A Gallup survey released on May 13 reveals a staggering shift in American sentiment. 71% of citizens now oppose the construction of AI data centers in their immediate vicinity. This is not a marginal protest. It is a fundamental rejection of the physical infrastructure required to sustain generative AI. The public no longer sees progress when they look at a windowless concrete data hall. They see a resource predator.
The Energy Paradox
Public perception has decoupled from the tech narrative. For years, environmental groups fought nuclear power with religious fervor. Now, the tables have turned. The same survey suggests a higher tolerance for nuclear reactors than for the server farms that would consume their output. The logic is defensive. A nuclear plant provides baseload power to a community. A data center often does the opposite. It strains the local grid while providing minimal local employment.
The thermal load of modern compute clusters is the primary culprit. We are no longer dealing with standard rack configurations. The latest Blackwell-based deployments require liquid cooling systems that demand millions of gallons of water daily. In drought-prone regions, this is a non-starter. Recent reports from Reuters highlight that municipal water boards are beginning to prioritize residential taps over server cooling loops. The conflict is no longer theoretical. It is a battle for basic utilities.
Public Opposition to Local Infrastructure Projects May 2026
The Cost of Invisibility
Hyperscalers are victims of their own efficiency. They spent years making the internet feel like magic. Now that the magic requires massive physical footprints, the public feels cheated. Bloomberg reported on May 15 that legislative hurdles for new data center permits have tripled in the last six months. Zoning boards are no longer rubber-stamping these projects. They are demanding grid-stability guarantees that tech companies cannot provide.

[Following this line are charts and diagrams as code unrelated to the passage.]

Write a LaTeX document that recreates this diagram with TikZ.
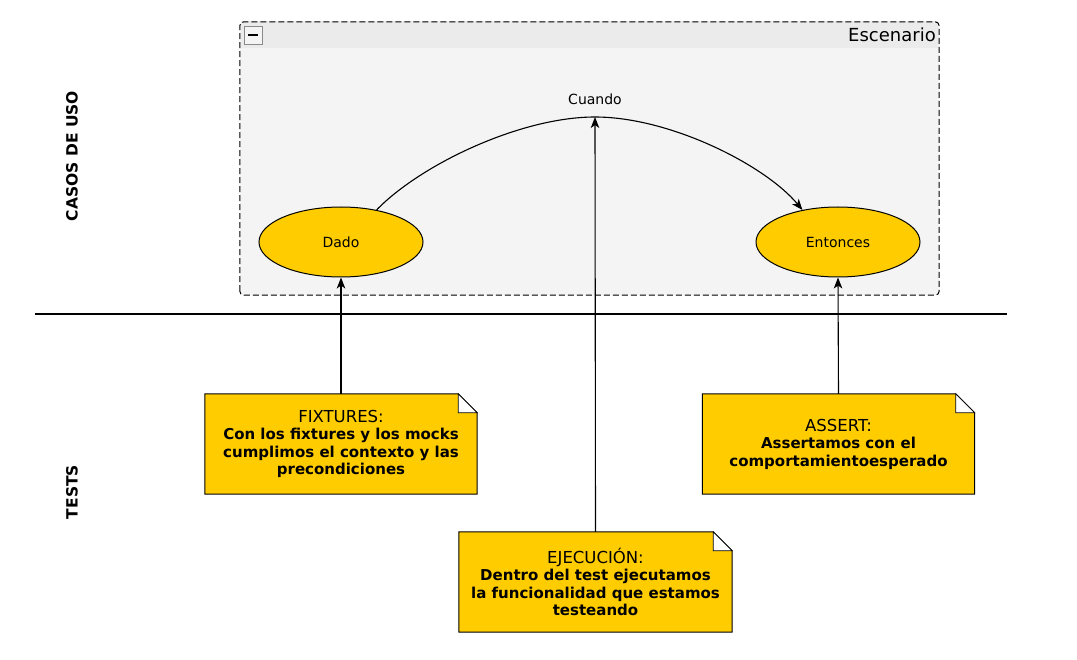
\documentclass[tikz,border=0pt]{standalone}
\usepackage{fontspec}
\setmainfont{DejaVu Sans}
\usetikzlibrary{arrows.meta,shapes.geometric,backgrounds}

\definecolor{gold}{HTML}{FFCC00}
\definecolor{panel}{HTML}{F4F4F4}
\definecolor{panelhead}{HTML}{EBEBEB}
\definecolor{iconframe}{HTML}{8A8A8A}

\tikzset{
  usecase/.style={ellipse, draw=black, line width=1pt, fill=gold,
    minimum width=164pt, minimum height=70pt, inner sep=0pt,
    font=\fontsize{14}{16}\selectfont},
  notetext/.style={minimum width=272pt, minimum height=100pt, inner sep=0pt,
    align=center, font=\fontsize{15}{17.5}\selectfont\bfseries},
  notebody/.style={fill=gold, draw=black, line width=1pt},
  fold/.style={fill=white, draw=black, line width=0.8pt},
  link/.style={line width=1.1pt, -{Stealth[length=11pt,width=8.5pt,inset=3pt]}},
  lane/.style={rotate=90, font=\fontsize{15.5}{18}\selectfont\bfseries},
}

% folded note outline around a named node
\newcommand{\drawnote}[1]{%
  \draw[notebody] (#1.south west) -- (#1.north west)
    -- ([xshift=-19pt]#1.north east) -- ([yshift=-19pt]#1.north east)
    -- (#1.south east) -- cycle;
  \draw[fold] ([xshift=-19pt]#1.north east) -- ([xshift=-19pt,yshift=-19pt]#1.north east)
    -- ([yshift=-19pt]#1.north east) -- cycle;}
\newcommand{\ntitle}[1]{{\fontsize{16.5}{17.5}\selectfont\mdseries #1}}

\begin{document}
\begin{tikzpicture}[x=1pt, y=-1pt]
\useasboundingbox (0,0) rectangle (1077,660);

% lane labels and separator
\node[lane] (casos) at (72,156) {CASOS DE USO};
\node[lane] (tests) at (72,492) {TESTS};
\coordinate (sepL) at (35,314);
\coordinate (sepR) at (1007,314);
\draw[line width=1.1pt] (sepL) -- (sepR);

% scenario frame
\node[minimum width=699pt, minimum height=273pt, inner sep=0pt] (esc) at (589.5,158.5) {};
\node[anchor=east, inner sep=0pt, font=\fontsize{18}{20}\selectfont] (esctitle) at (936,35) {Escenario};
\node[draw=iconframe, fill=panel, line width=0.8pt, minimum size=18pt, inner sep=0pt] (icon) at (253,35.5) {};
\draw[line width=2pt] ([xshift=-5pt]icon.center) -- ([xshift=5pt]icon.center);

% use cases
\node[usecase] (dado) at (341,242) {Dado};
\node[usecase] (entonces) at (838,242) {Entonces};
\node[font=\fontsize{14}{16}\selectfont, inner sep=0pt] (cuando) at (595,99) {Cuando};
\coordinate (peak) at (595,117);

% notes
\node[notetext] (fix) at (341,444) {\ntitle{FIXTURES:}\\Con los fixtures y los mocks\\cumplimos el contexto y las\\precondiciones};
\node[notetext] (assert) at (838.5,444) {\ntitle{ASSERT:}\\Assertamos con el\\comportamientoesperado};
\node[notetext, minimum width=273pt] (ejec) at (595.5,582) {\ntitle{EJECUCIÓN:}\\Dentro del test ejecutamos\\la funcionalidad que estamos\\testeando};

\begin{scope}[on background layer]
  \fill[panel, rounded corners=4pt] (esc.south west) rectangle (esc.north east);
  \fill[panelhead] ([shift={(1pt,1pt)}]esc.north west) rectangle ([shift={(-1pt,0pt)}]esc.north east |- 0,48);
  \draw[line width=1pt, dash pattern=on 6pt off 3pt, rounded corners=4pt] (esc.south west) rectangle (esc.north east);
  \drawnote{fix}
  \drawnote{assert}
  \drawnote{ejec}
\end{scope}

% flow
\draw[line width=1.1pt] (dado.42) .. controls (420,165) and (520,117) .. (peak);
\draw[link] (peak) .. controls (670,117) and (765,165) .. (entonces.138);
\draw[link] (fix.north) -- (dado.south);
\draw[link] (assert.north) -- (entonces.south);
\draw[link] (ejec.north) -- (peak);
\end{tikzpicture}
\end{document}
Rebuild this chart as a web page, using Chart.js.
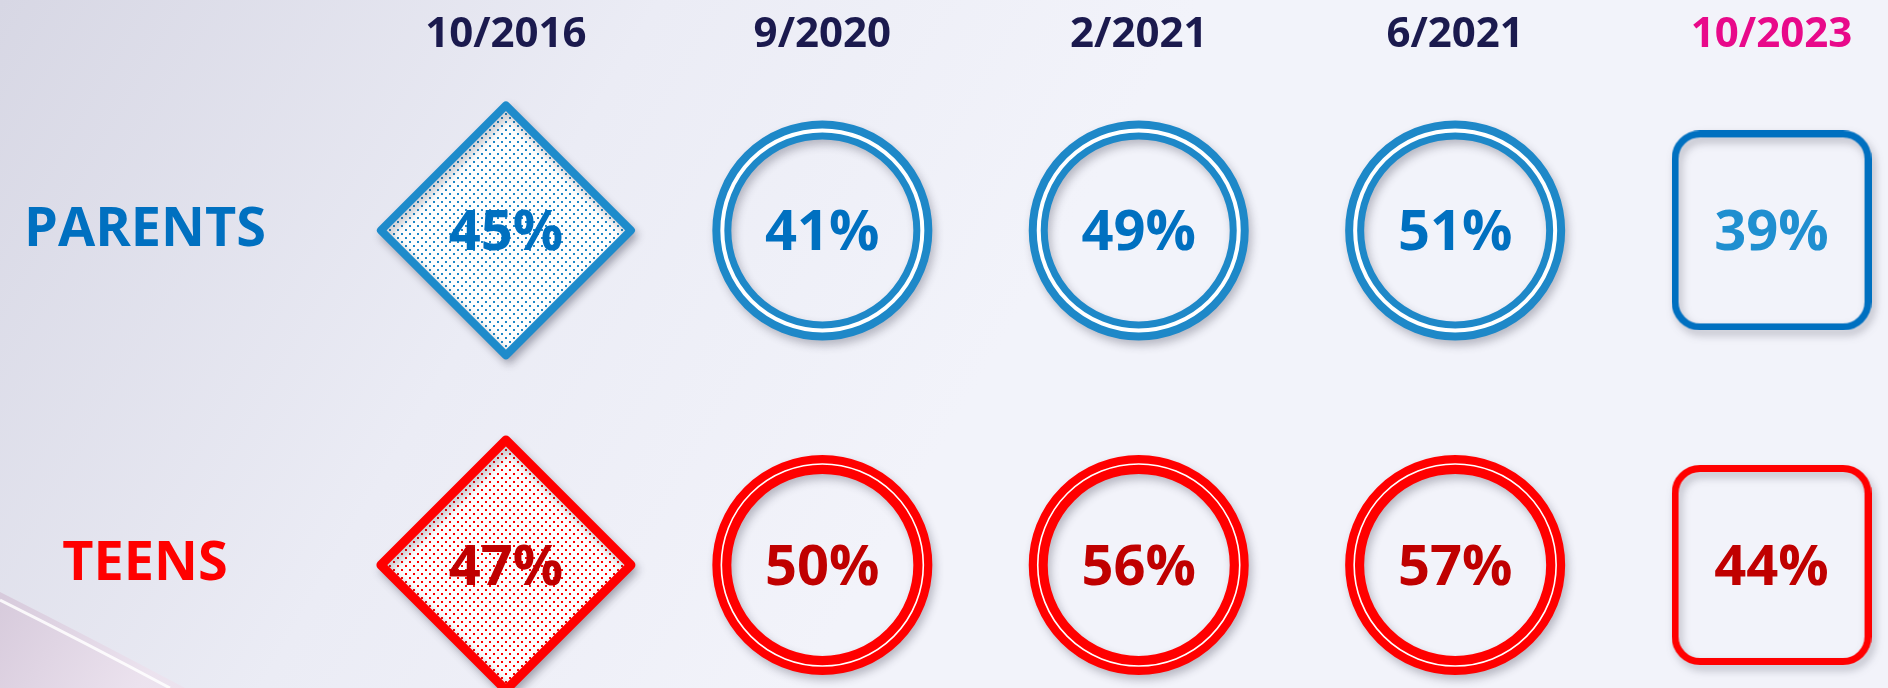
<!DOCTYPE html>
<html>
<head>
<meta charset="utf-8">
<style>
  html, body { margin: 0; padding: 0; background: #F2F3FA; }
  canvas { display: block; }
</style>
</head>
<body>
<canvas id="myChart" width="1888" height="688"></canvas>

<script src="https://cdn.jsdelivr.net/npm/chart.js"></script>
<script>
let surveyDates = ['10/2016', '9/2020', '2/2021', '6/2021', '10/2023'];
let groups = ['PARENTS', 'TEENS'];
let parentValues = [45, 41, 49, 51, 39];
let teenValues = [47, 50, 56, 57, 44];

let FONT = "'Open Sans', 'Noto Sans', sans-serif";
let rowColors = ['#0070C0', '#FF0000'];

let canvas = document.getElementById('myChart');
let ctx = canvas.getContext('2d');

// white fill with small dots, like the office dotted pattern
function dotPattern(color) {
  let tile = document.createElement('canvas');
  tile.width = 8; tile.height = 8;
  let t = tile.getContext('2d');
  t.fillStyle = '#ffffff';
  t.fillRect(0, 0, 8, 8);
  t.fillStyle = color;
  t.fillRect(1, 1, 2, 2);
  t.fillRect(5, 5, 2, 2);
  return ctx.createPattern(tile, 'repeat');
}

// rounded square marker used for the last survey
function roundSquare(color) {
  let c = document.createElement('canvas');
  c.width = 200; c.height = 200;
  let g = c.getContext('2d');
  g.strokeStyle = color;
  g.lineWidth = 7;
  g.beginPath();
  g.roundRect(3.5, 3.5, 193, 193, 25);
  g.stroke();
  return c;
}

let looks = [
  { diamond: '#1E8BCB', ring: '#1E88C8', square: '#0070C0', dots: '#1E88C8',
    text: '#0070C0', lastText: '#1F8FD0', gap: 4, gapR: 100, diamondBorder: 8 },
  { diamond: '#FF0000', ring: '#FF0000', square: '#FF0000', dots: '#FF0000',
    text: '#C00000', lastText: '#C00000', gap: 1.6, gapR: 101, diamondBorder: 9 }
];

function rowDataset(row, values) {
  let c = looks[row];
  return {
    label: groups[row],
    data: values.map((v, i) => ({ x: i, y: row, v: v })),
    pointStyle: ['rectRot', 'circle', 'circle', 'circle', roundSquare(c.square)],
    pointRadius: [125, 100.5, 100.5, 100.5, 100],
    pointBorderWidth: [c.diamondBorder, 19, 19, 19, 0],
    pointBorderColor: [c.diamond, c.ring, c.ring, c.ring, c.square],
    pointBackgroundColor: [dotPattern(c.dots), 'transparent', 'transparent', 'transparent', 'transparent'],
    clip: false,
    look: c
  };
}

let background = {
  id: 'background',
  beforeDraw(chart) {
    let { ctx, width, height } = chart;
    let g = ctx.createLinearGradient(0, 0, 900, 520);
    g.addColorStop(0, '#D7D7E4');
    g.addColorStop(0.55, '#EBECF5');
    g.addColorStop(1, '#F2F3FA');
    ctx.save();
    ctx.fillStyle = g;
    ctx.fillRect(0, 0, width, height);
    // pale swoosh in the lower left corner
    let s = ctx.createLinearGradient(0, 600, 140, 688);
    s.addColorStop(0, 'rgba(214,200,218,0.9)');
    s.addColorStop(1, 'rgba(236,226,238,0.9)');
    ctx.beginPath();
    ctx.moveTo(0, 592);
    ctx.quadraticCurveTo(95, 640, 185, 688);
    ctx.lineTo(0, 688);
    ctx.closePath();
    ctx.fillStyle = s;
    ctx.fill();
    ctx.strokeStyle = 'rgba(255,255,255,0.85)';
    ctx.lineWidth = 3;
    ctx.beginPath();
    ctx.moveTo(0, 600);
    ctx.quadraticCurveTo(90, 645, 170, 688);
    ctx.stroke();
    ctx.restore();
  }
};

let markers = {
  id: 'markers',
  beforeDatasetsDraw(chart) {
    let ctx = chart.ctx;
    ctx.save();
    ctx.lineJoin = 'round';
    ctx.shadowColor = 'rgba(50,50,70,0.3)';
    ctx.shadowBlur = 9;
    ctx.shadowOffsetX = 3;
    ctx.shadowOffsetY = 5;
  },
  afterDatasetsDraw(chart) {
    let ctx = chart.ctx;
    ctx.restore();
    ctx.save();
    chart.data.datasets.forEach((ds, d) => {
      let meta = chart.getDatasetMeta(d);
      meta.data.forEach((pt, i) => {
        if (ds.pointStyle[i] === 'circle') {
          ctx.beginPath();
          ctx.arc(pt.x, pt.y, ds.look.gapR, 0, Math.PI * 2);
          ctx.strokeStyle = '#ffffff';
          ctx.lineWidth = ds.look.gap;
          ctx.stroke();
        }
        ctx.font = 'bold 56px ' + FONT;
        ctx.textAlign = 'center';
        ctx.textBaseline = 'alphabetic';
        ctx.fillStyle = i === surveyDates.length - 1 ? ds.look.lastText : ds.look.text;
        ctx.fillText(ds.data[i].v + '%', pt.x, pt.y + 20);
      });
    });
    ctx.restore();
  }
};

let chart = new Chart(ctx, {
  type: 'scatter',
  data: {
    datasets: [rowDataset(0, parentValues), rowDataset(1, teenValues)]
  },
  options: {
    responsive: false,
    animation: false,
    events: [],
    layout: { autoPadding: false, padding: { top: 10, right: 0, bottom: 0, left: 0 } },
    plugins: { legend: { display: false }, tooltip: { enabled: false } },
    scales: {
      x: {
        type: 'linear',
        position: 'top',
        min: -0.714,
        max: 4.368,
        grid: { display: false, drawTicks: false },
        border: { display: false },
        afterBuildTicks: (s) => { s.ticks = surveyDates.map((_, i) => ({ value: i })); },
        ticks: {
          callback: (v) => surveyDates[v],
          color: (c) => c.index === surveyDates.length - 1 ? '#E8098A' : '#1B1A4E',
          font: { family: FONT, size: 42, weight: 'bold' },
          padding: 0,
          maxRotation: 0,
          autoSkip: false
        }
      },
      y: {
        type: 'linear',
        reverse: true,
        min: -0.508,
        max: 1.229,
        grid: { display: false, drawTicks: false },
        border: { display: false },
        afterBuildTicks: (s) => { s.ticks = groups.map((_, i) => ({ value: i })); },
        afterFit: (s) => { s.width = 280; },
        ticks: {
          callback: (v) => groups[v],
          color: (c) => rowColors[c.index],
          font: { family: FONT, size: 54, weight: 'bold' },
          crossAlign: 'center',
          padding: 14,
          autoSkip: false
        }
      }
    }
  },
  plugins: [background, markers]
});
</script>
</body>
</html>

The financial implications are severe. Capital expenditure for the big four tech firms has ballooned, but the ability to deploy that capital is shrinking. If you cannot build the shell, the H100s have nowhere to go. This creates a bottleneck that the equity markets have yet to fully price in. We are seeing a transition from a chip-constrained environment to a site-constrained environment. You can print more silicon. You cannot easily print more land with 500 megawatts of available power and a friendly local council.
The Nuclear Pivot
Microsoft and Google are chasing small modular reactors (SMRs). This is not a green branding exercise. It is a survival strategy. By co-locating power generation with compute, they attempt to bypass the public grid entirely. However, the Gallup data suggests this might not be enough to appease the locals. The environmental impact cited by 71% of respondents includes the aesthetic and noise pollution of massive cooling towers and the perceived lack of community benefit.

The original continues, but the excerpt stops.